Here, flow rate is a continuous (random factor) instead of a fixed factor, since the magnitude of the values have order. Both Matlab and SPSS are set to Type III Sum of Squares...Matlab gives the degrees of freedom for flow rate as 1; and SPSS gives 2...Can someone explain this difference. When I make flow rate a fixed factor in both software packages I get the same result, i.e. SPSS and Matlab agree with the same significance and both having d.f. = 2 for flow rate.

Jeff Miller
el 3 de Mayo de 2020
Matlab often treats numerical variables as linear predictor covariates. Hence it gives them only 1 df, corresponding to the slope of the dependent variable against the predictor. I suspect that is what is going on with your flow rate variable.
John TS
el 5 de Mayo de 2020
Jeff Miller, Thanks for the response...makes sense. Maybe improving the documentation on 'continuous' in N-way ANOVA would help. For now I have to rely on SPSS to confirm the Matlab stats results. Also having different results when using kstest() in Matlab for normality, compared to SPSS.

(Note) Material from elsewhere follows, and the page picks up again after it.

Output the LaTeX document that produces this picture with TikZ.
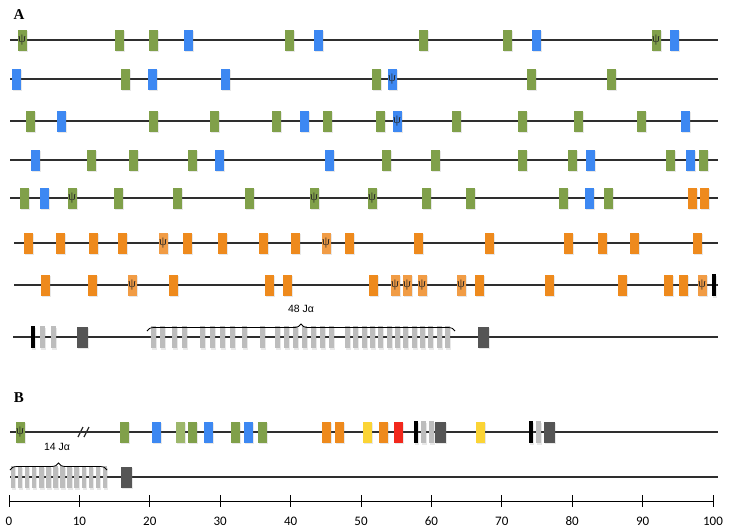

@John TS you could go to the anovan page of the online documentation and scroll to the very bottom where you can give that page a star-rating and after that you have the opportunity to type suggestions for improvement to the documentation. The doc team will get that feedback.
@Jeff Miller , thanks for answering stats questions and offering great advice. Not many contributors here take on the stats questions.
Jeff Miller
el 5 de Mayo de 2020
Thanks, Adam, I appreciate the feedback.